From a New Yorker article on Eliot Weinberger:
Weinberger also helps us to see that the essay, as a form, can do almost anything, if we’re willing to try. “The essay is the only literary form that didn’t have an avant-garde in the twentieth century.”
What would you call the content of publications like Numb at the Lodge and Secretorum if not avant-garde essays?—We have arrived. Because besides avant-garde, Substack’s independent and nichey structure leads to much more free-ranging essays. It has recreated the environment in which Borges wrote his essays—an environment free of pressures besides the curiosity of the reader; an environment which has demand for essays, or which at least isolates the demand for them and connects it to writers.

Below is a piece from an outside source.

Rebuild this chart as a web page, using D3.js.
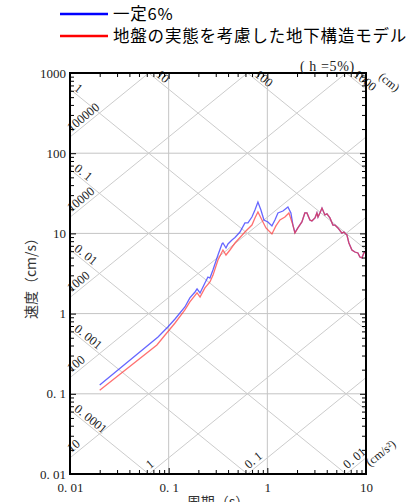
<!DOCTYPE html>
<html>
<head>
<meta charset="utf-8">
<script src="https://cdn.jsdelivr.net/npm/d3@7"></script>
<style>
body { margin: 0; background: #fff; }
svg { display: block; }
</style>
</head>
<body>
<div id="chart"></div>
<script>
// data (period s, velocity cm/s)
var periodsBlue = [0.02, 0.078, 0.098, 0.116, 0.146, 0.164, 0.185, 0.194, 0.208, 0.233, 0.250, 0.262, 0.281, 0.316, 0.347, 0.355, 0.381, 0.399, 0.438, 0.470, 0.528, 0.593, 0.636, 0.698, 0.749, 0.803, 0.861, 0.924, 1.014, 1.113, 1.194, 1.281, 1.439, 1.617, 1.734, 1.817, 1.904,
  2.04, 2.24, 2.40, 2.52, 2.70, 2.83, 3.04, 3.18, 3.26, 3.41, 3.58, 3.83, 4.02, 4.31, 4.62, 4.84, 5.19, 5.70, 5.97, 6.41, 6.71, 7.20, 7.72, 8.28, 8.67, 9.09, 9.52, 10.0];
var velocityBlue = [0.129, 0.511, 0.681, 0.856, 1.21, 1.57, 1.86, 2.03, 1.81, 2.41, 2.86, 2.78, 3.50, 5.38, 7.38, 7.59, 6.58, 7.38, 8.27, 8.9, 10.4, 13.5, 13.5, 16.0, 19.6, 24.6, 19.6, 14.7, 13.9, 12.4, 14.7, 18.0, 19.0, 21.3, 18.0, 12.7, 10.2,
  11.7, 13.9, 18.0, 18.0, 14.7, 14.3, 15.6, 18.0, 16.0, 18.0, 20.7, 17.0, 17.5, 15.6, 12.7, 12.7, 11.7, 10.1, 10.4, 9.55, 7.59, 6.21, 5.86, 5.70, 5.08, 4.96, 5.70, 6.04];

var periodsRed = [0.02, 0.076, 0.092, 0.116, 0.146, 0.164, 0.194, 0.208, 0.233, 0.262, 0.281, 0.316, 0.355, 0.381, 0.418, 0.470, 0.593, 0.698, 0.749, 0.803, 0.882, 0.968, 1.113, 1.222, 1.342, 1.508, 1.655, 1.817, 1.904,
  2.04, 2.24, 2.40, 2.52, 2.70, 2.83, 3.04, 3.18, 3.26, 3.41, 3.58, 3.83, 4.02, 4.31, 4.62, 4.84, 5.19, 5.70, 5.97, 6.41, 6.71, 7.20, 7.72, 8.28, 8.67, 9.09, 9.52, 10.0];
var velocityRed = [0.111, 0.406, 0.541, 0.764, 1.11, 1.40, 1.81, 1.61, 2.09, 2.48, 3.0, 4.66, 6.21, 5.38, 6.21, 7.59, 10.4, 12.7, 15.6, 18.5, 14.7, 11.7, 9.83, 12.4, 14.7, 16.0, 18.0, 12.7, 10.1,
  11.7, 13.9, 18.0, 18.0, 14.7, 14.3, 15.6, 18.0, 16.0, 18.0, 20.7, 17.0, 17.5, 15.6, 12.7, 12.7, 11.7, 10.1, 10.4, 9.55, 7.59, 6.21, 5.86, 5.70, 5.08, 4.96, 5.70, 6.04];

var legendNames = ['一定6%', '地盤の実態を考慮した地下構造モデル'];
var legendColors = ['#0000ff', '#ff0000'];

var xTickValues = [0.01, 0.1, 1, 10];
var xTickLabels = ['0. 01', '0. 1', '1', '10'];
var yTickValues = [0.01, 0.1, 1, 10, 100, 1000];
var yTickLabels = ['0. 01', '0. 1', '1', '10', '100', '1000'];

// displacement lines (cm) and acceleration lines (cm/s2)
var dispValues = [0.0001, 0.001, 0.01, 0.1, 1, 10, 100, 1000];
var dispLabels = ['0. 0001', '0. 001', '0. 01', '0. 1', '1', '10', '100', '1000'];
var accValues = [0.01, 0.1, 1, 10, 100, 1000, 10000, 100000];
var accLabels = ['0. 01', '0. 1', '1', '10', '100', '1000', '10000', '100000'];

var serif = '"Liberation Serif", "DejaVu Serif", serif';
var cjk = '"Noto Sans CJK JP", "Noto Sans", sans-serif';

var svg = d3.select('#chart')
  .append('svg')
  .attr('width', 417)
  .attr('height', 502);

var x = d3.scaleLog().domain([0.01, 10]).range([70, 366]);
var y = d3.scaleLog().domain([0.01, 1000]).range([474, 73]);

var TWO_PI = 2 * Math.PI;
var ang = Math.atan2(y(1) - y(10), x(10) - x(1)) * 180 / Math.PI;

// straight grid
svg.append('g').selectAll('line.v')
  .data(xTickValues.slice(1, -1))
  .enter().append('line')
  .attr('x1', function(d) { return x(d); })
  .attr('x2', function(d) { return x(d); })
  .attr('y1', y(0.01)).attr('y2', y(1000))
  .attr('stroke', '#c4c4c4').attr('stroke-width', 1);
svg.append('g').selectAll('line.h')
  .data(yTickValues.slice(1, -1))
  .enter().append('line')
  .attr('x1', x(0.01)).attr('x2', x(10))
  .attr('y1', function(d) { return y(d); })
  .attr('y2', function(d) { return y(d); })
  .attr('stroke', '#c4c4c4').attr('stroke-width', 1);

// diagonal grid
var dispSeg = function(D) {
  var t0 = Math.max(0.01, TWO_PI * D / 1000), t1 = Math.min(10, TWO_PI * D / 0.01);
  return [[t0, TWO_PI * D / t0], [t1, TWO_PI * D / t1]];
};
var accSeg = function(A) {
  var t0 = Math.max(0.01, TWO_PI * 0.01 / A), t1 = Math.min(10, TWO_PI * 1000 / A);
  return [[t0, A * t0 / TWO_PI], [t1, A * t1 / TWO_PI]];
};
var diag = svg.append('g');
dispValues.forEach(function(D, i) {
  var s = dispSeg(D);
  diag.append('line')
    .attr('x1', x(s[0][0])).attr('y1', y(s[0][1]))
    .attr('x2', x(s[1][0])).attr('y2', y(s[1][1]))
    .attr('stroke', '#cccccc').attr('stroke-width', 1);
  var onTop = s[0][0] > 0.0100001;
  var px = x(s[0][0]), py = y(s[0][1]);
  diag.append('text')
    .attr('transform', 'translate(' + px + ',' + py + ') rotate(' + ang + ')')
    .attr('x', onTop ? 7 : 3).attr('y', -2)
    .attr('font-family', serif).attr('font-size', 12.5)
    .attr('fill', '#222')
    .text(dispLabels[i]);
});
accValues.forEach(function(A, i) {
  var s = accSeg(A);
  diag.append('line')
    .attr('x1', x(s[0][0])).attr('y1', y(s[0][1]))
    .attr('x2', x(s[1][0])).attr('y2', y(s[1][1]))
    .attr('stroke', '#cccccc').attr('stroke-width', 1);
  var px = x(s[0][0]), py = y(s[0][1]);
  diag.append('text')
    .attr('transform', 'translate(' + px + ',' + py + ') rotate(' + (-ang) + ')')
    .attr('x', 4).attr('y', -3)
    .attr('font-family', serif).attr('font-size', 12.5)
    .attr('fill', '#222')
    .text(accLabels[i]);
});
diag.append('text')
  .attr('transform', 'translate(378,78) rotate(' + ang + ')')
  .attr('font-family', serif).attr('font-size', 12).attr('fill', '#222')
  .text('(cm)');
diag.append('text')
  .attr('transform', 'translate(370,467) rotate(' + (-ang) + ')')
  .attr('font-family', serif).attr('font-size', 12).attr('fill', '#222')
  .text('(cm/s²)');

// spectra
var line = d3.line()
  .x(function(d) { return x(d[0]); })
  .y(function(d) { return y(d[1]); });
svg.append('path')
  .datum(d3.zip(periodsBlue, velocityBlue))
  .attr('fill', 'none').attr('stroke', '#3333ff').attr('stroke-opacity', 0.75)
  .attr('stroke-width', 1.3).attr('d', line);
svg.append('path')
  .datum(d3.zip(periodsRed, velocityRed))
  .attr('fill', 'none').attr('stroke', '#ff3333').attr('stroke-opacity', 0.7)
  .attr('stroke-width', 1.3).attr('d', line);

// ticks on all four sides, pointing inward
var minorX = [], minorY = [];
for (var k = -2; k < 1; k++) for (var m = 2; m < 10; m++) minorX.push(m * Math.pow(10, k));
for (var k2 = -2; k2 < 3; k2++) for (var m2 = 2; m2 < 10; m2++) minorY.push(m2 * Math.pow(10, k2));

var styleAxis = function(g) {
  g.select('.domain').remove();
  g.selectAll('line').attr('stroke', '#000').attr('stroke-width', 1);
  g.selectAll('text').attr('font-family', serif).attr('font-size', 13).attr('fill', '#222');
};

svg.append('g').attr('transform', 'translate(0,474)')
  .call(d3.axisBottom(x).tickValues(xTickValues).tickSize(-6).tickPadding(9)
    .tickFormat(function(d, i) { return xTickLabels[i]; }))
  .call(styleAxis);
svg.append('g').attr('transform', 'translate(0,474)')
  .call(d3.axisBottom(x).tickValues(minorX).tickSize(-4).tickFormat(''))
  .call(styleAxis);
svg.append('g').attr('transform', 'translate(0,73)')
  .call(d3.axisTop(x).tickValues(xTickValues).tickSize(-6).tickFormat(''))
  .call(styleAxis);
svg.append('g').attr('transform', 'translate(0,73)')
  .call(d3.axisTop(x).tickValues(minorX).tickSize(-4).tickFormat(''))
  .call(styleAxis);
svg.append('g').attr('transform', 'translate(70,0)')
  .call(d3.axisLeft(y).tickValues(yTickValues).tickSize(-6).tickPadding(4)
    .tickFormat(function(d, i) { return yTickLabels[i]; }))
  .call(styleAxis);
svg.append('g').attr('transform', 'translate(70,0)')
  .call(d3.axisLeft(y).tickValues(minorY).tickSize(-4).tickFormat(''))
  .call(styleAxis);
svg.append('g').attr('transform', 'translate(366,0)')
  .call(d3.axisRight(y).tickValues(yTickValues).tickSize(-6).tickFormat(''))
  .call(styleAxis);
svg.append('g').attr('transform', 'translate(366,0)')
  .call(d3.axisRight(y).tickValues(minorY).tickSize(-4).tickFormat(''))
  .call(styleAxis);

// frame
svg.append('rect')
  .attr('x', 70).attr('y', 73).attr('width', 296).attr('height', 401)
  .attr('fill', 'none').attr('stroke', '#000').attr('stroke-width', 2);

// damping note
svg.append('text')
  .attr('x', 300).attr('y', 71)
  .attr('font-family', serif).attr('font-size', 14).attr('fill', '#222')
  .attr('letter-spacing', 0.6)
  .text('( h =5%)');

// axis titles
svg.append('text')
  .attr('transform', 'translate(36,275) rotate(-90)')
  .attr('text-anchor', 'middle')
  .attr('font-family', cjk).attr('font-size', 14).attr('fill', '#333')
  .text('速度（cm/s）');
svg.append('text')
  .attr('x', 218).attr('y', 507)
  .attr('text-anchor', 'middle')
  .attr('font-family', cjk).attr('font-size', 14).attr('fill', '#333')
  .text('周期（s）');

// legend
var legend = svg.append('g');
legendNames.forEach(function(name, i) {
  var ly = 14 + i * 22;
  legend.append('line')
    .attr('x1', 60).attr('x2', 108).attr('y1', ly).attr('y2', ly)
    .attr('stroke', legendColors[i]).attr('stroke-width', 2.5);
  legend.append('text')
    .attr('x', 113).attr('y', ly + 6)
    .attr('font-family', cjk).attr('font-size', 16.5).attr('fill', '#000')
    .attr('letter-spacing', 0.8)
    .text(name);
});
</script>
</body>
</html>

Writers like Borges were often “known or respected as a poet or novelist, but actually read as an essayist,” according to Weinberger, which doesn’t sound like such a bad fate for a writer, and Substack makes this practically and economically feasible once again in the (post-)internet age.
It may just be a fact of reality that readership for poetry and novels isn’t that significant, and composing in these forms isn’t enough to have a career as a writer or even have a readership. So what happens is the only way you can be a poet or a novelist is if you’re also a teacher at a university, and that creates this horrible echo chamber of pretension, which leads to poetry and novels that are disgusting to people outside the academic circle, which further sequesters the writers, and so on and on…
This was eerily presaged by Borges in “The Superstitious Ethics of the Reader”, published 1931: “There are no readers left, only potential literary critics,” he says. And: “(…) literature is an art that can foresee the time when it will be silenced, an art that can become inflamed with its own virtue, fall in love with its own decline, and court its own demise.”